A decade ago, the conventional wisdom in fashion entrepreneurship was clear: build a direct-to-consumer brand, raise venture capital, disrupt the incumbents, and grow at all costs. Everlane, Outdoor Voices, and a generation of DTC darlings became the poster children of this model. But as many of those once-celebrated brands have hit turbulence — Everlane’s valuation cratered, Outdoor Voices was acquired at a fraction of its peak — a quieter cohort has been demonstrating that a different path not only works but may be more durable.

Dôen, founded by sisters Margaret and Katherine Kleveland in Los Angeles, built its aesthetic around a romantic, California-inflected take on womenswear that resonated immediately with the contemporary market’s craving for something between mass-market and luxury. Rather than pouring money into digital acquisition, the brand invested in a brick-and-mortar presence through wholesale partners like Net-a-Porter and Nordstrom, building awareness through placement rather than performance marketing.

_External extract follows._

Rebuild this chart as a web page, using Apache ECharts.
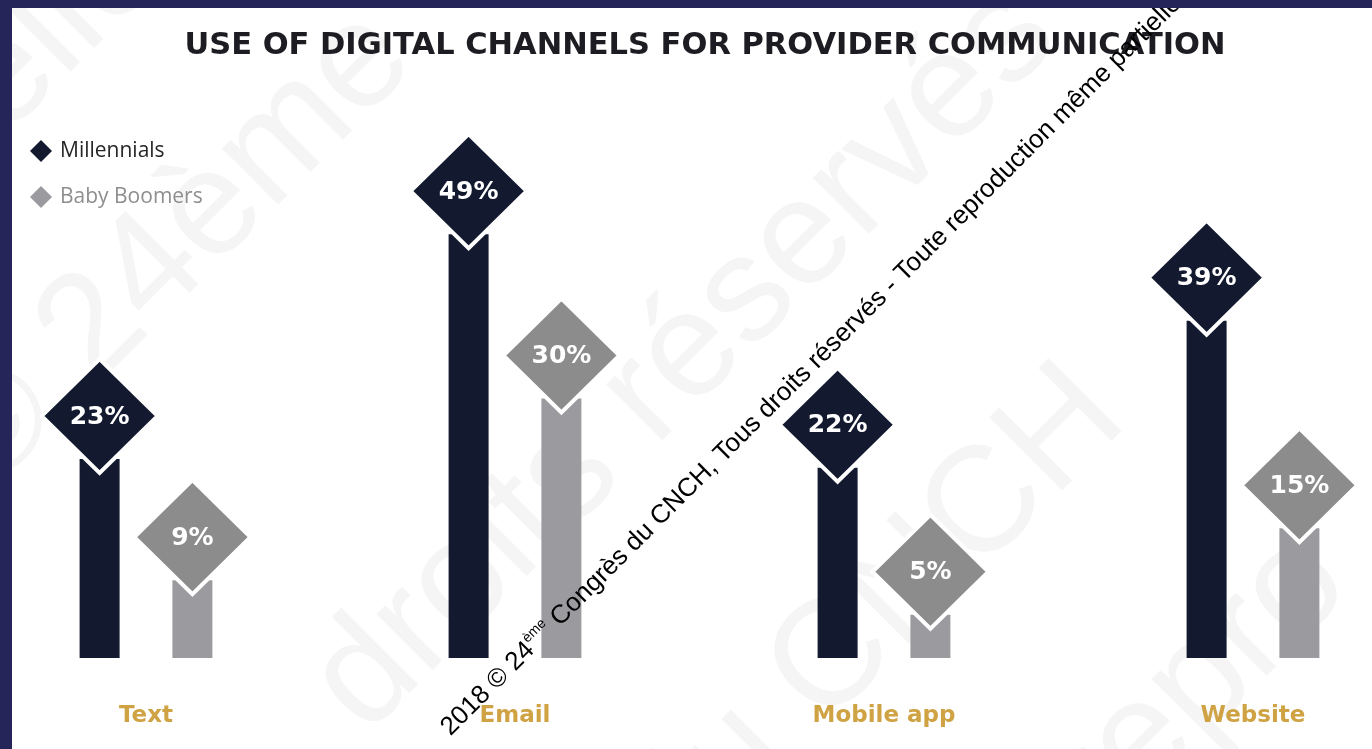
<!DOCTYPE html>
<html>
<head>
<meta charset="utf-8">
<script src="https://cdn.jsdelivr.net/npm/echarts@6/dist/echarts.min.js"></script>
<style>
  html, body { margin: 0; padding: 0; background: #ffffff; overflow: hidden; }
  #chart { width: 1372px; height: 749px; }
</style>
</head>
<body>
<div id="chart"></div>
<script>
// Share of respondents using each digital channel to communicate with providers
const categories = ['Text', 'Email', 'Mobile app', 'Website'];
const millennials = [23, 49, 22, 39];
const babyBoomers = [9, 30, 5, 15];
const seriesNames = ['Millennials', 'Baby Boomers'];

const NAVY = '#131a30';
const GREY_BAR = '#9b9b9f';
const GREY_DIAMOND = '#8c8c8c';
const GOLD = '#cfa344';
const FRAME = '#25255a';

const BAR_W = 40;
const BAR_GAP_RATIO = 1.32;                 // gap between the two bars, as a share of bar width
const HALF_PITCH = BAR_W * (1 + BAR_GAP_RATIO) / 2;  // bar centre offset from category centre
const DIAMOND_HALF = [58, 57];
const DIAMOND_RISE = 43;                    // diamond centre sits this far above the bar end

const chart = echarts.init(document.getElementById('chart'), null, { renderer: 'canvas' });

function barSeries(name, data, color) {
  return {
    name: name,
    type: 'bar',
    data: data,
    barWidth: BAR_W,
    barGap: (BAR_GAP_RATIO * 100) + '%',
    z: 2,
    itemStyle: { color: color },
    emphasis: { disabled: true }
  };
}

// diamond badge with the value printed inside, sitting on the end of each bar
function diamondSeries(name, data, color, side) {
  return {
    name: name,
    type: 'custom',
    z: 3,
    silent: true,
    data: data.map(function (v, i) { return [i, v]; }),
    encode: { x: 0, y: 1 },
    renderItem: function (params, api) {
      const end = api.coord([api.value(0), api.value(1)]);
      const cx = end[0] + side * HALF_PITCH;
      const cy = end[1] - DIAMOND_RISE;
      const hw = DIAMOND_HALF[0], hh = DIAMOND_HALF[1];
      return {
        type: 'group',
        children: [
          {
            type: 'polygon',
            shape: { points: [[cx, cy - hh], [cx + hw, cy], [cx, cy + hh], [cx - hw, cy]] },
            style: { fill: color, stroke: '#ffffff', lineWidth: 4 }
          },
          {
            type: 'text',
            style: {
              text: api.value(1) + '%',
              x: cx, y: cy + 1,
              align: 'center',
              verticalAlign: 'middle',
              fill: '#ffffff',
              font: 'bold 25px "DejaVu Sans"'
            }
          }
        ]
      };
    }
  };
}

// faint background lettering and the diagonal copyright line
const faintFont = '150px "Liberation Sans"';
const faint = [
  { text: 'rtielle', x: -60, y: 250 },
  { text: '© 24ème', x: 10, y: 520 },
  { text: 'droits réservés', x: 390, y: 760 },
  { text: 'du CNCH', x: 700, y: 900 },
  { text: 'repro', x: 1130, y: 860 }
].map(function (t) {
  return {
    type: 'text', x: t.x, y: t.y, rotation: Math.PI / 4, z: 0, silent: true,
    style: { text: t.text, font: faintFont, fill: '#f5f5f5', verticalAlign: 'bottom' }
  };
});

const option = {
  backgroundColor: '#ffffff',
  animation: false,
  title: {
    text: 'USE OF DIGITAL CHANNELS FOR PROVIDER COMMUNICATION',
    left: 700,
    textAlign: 'center',
    top: 26,
    textStyle: {
      fontFamily: 'DejaVu Sans',
      fontWeight: 'bold',
      fontSize: 30.5,
      color: '#1c1c22'
    }
  },
  legend: {
    orient: 'vertical',
    left: 25,
    top: 135,
    icon: 'diamond',
    itemWidth: 22,
    itemHeight: 22,
    itemGap: 24,
    selectedMode: false,
    textStyle: { fontFamily: 'Open Sans', fontSize: 21, padding: [0, 0, 0, 3] },
    data: [
      { name: seriesNames[0], textStyle: { color: '#262626' } },
      { name: seriesNames[1], textStyle: { color: '#8e8e8e' } }
    ]
  },
  grid: {
    left: -38.5, right: -65.5, top: 139, bottom: 91,
    outerBoundsMode: 'none',
    containLabel: false
  },
  xAxis: {
    type: 'category',
    data: categories,
    axisLine: { show: false },
    axisTick: { show: false },
    axisLabel: {
      margin: 47,
      color: GOLD,
      fontFamily: 'DejaVu Sans',
      fontWeight: 'bold',
      fontSize: 23
    }
  },
  yAxis: {
    type: 'value',
    min: 0,
    max: 60,
    show: false,
    splitLine: { show: false }
  },
  series: [
    barSeries(seriesNames[0], millennials, NAVY),
    barSeries(seriesNames[1], babyBoomers, GREY_BAR),
    diamondSeries(seriesNames[0], millennials, NAVY, -1),
    diamondSeries(seriesNames[1], babyBoomers, GREY_DIAMOND, 1)
  ],
  graphic: faint.concat([
    {
      type: 'text', x: 456, y: 742, rotation: Math.PI / 4, z: 100, silent: true,
      style: {
        text: '2018 © 24{sup|ème} Congrès du CNCH, Tous droits réservés - Toute reproduction même partielle interdite',
        font: '26px "Liberation Sans"',
        fill: '#000000',
        verticalAlign: 'bottom',
        rich: {
          sup: { font: '14px "Liberation Sans"', fill: '#000000', verticalAlign: 'top', lineHeight: 30, padding: [0, 0, 12, 0] }
        }
      }
    },
    { type: 'rect', z: 200, silent: true, shape: { x: 0, y: 0, width: 1372, height: 8 }, style: { fill: FRAME } },
    { type: 'rect', z: 200, silent: true, shape: { x: 0, y: 0, width: 12, height: 749 }, style: { fill: FRAME } }
  ])
};

chart.setOption(option);
</script>
</body>
</html>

Brands founded in 2016, including the feminine-ready-to-wear label Dôen, the striped-shirt specialists La Ligne, and the eveningwear house Cinq à Sept, steered clear of the VC-fueled DTC playbook from the start. Instead, they built their businesses around wholesale partnerships with department stores and specialty retailers, cultivating a steady, profitable growth curve that prioritized margin and brand equity over top-line expansion. The results speak for themselves: all three are profitable, all three have maintained their independence, and all three have built loyal customer bases without burning through investor capital.

La Ligne, co-founded by Valerie Macaulay, Meredith Melling, and Molly Howard, took an even more focused approach, building an entire brand around the striped marinière shirt before expanding into dresses, knitwear, and tailoring. The brand’s reliance on wholesale gave it a credibility boost — placement in Barneys and later Bergdorf Goodman signaled quality in a way that Instagram ads could not. The founders have emphasized that the slower, more deliberate approach allowed them to maintain control over their aesthetic and their margins.

The success of these brands offers a counter-narrative to the DTC orthodoxy that dominated fashion startup culture in the mid-2010s. They suggest that for certain categories — particularly apparel, where fit, fabric, and in-person discovery matter — the wholesale model retains advantages that digital-native brands have struggled to replicate. In an era when customer acquisition costs on social platforms have soared and consumer trust in digital advertising has eroded, the department store floor may still be the most valuable real estate in fashion.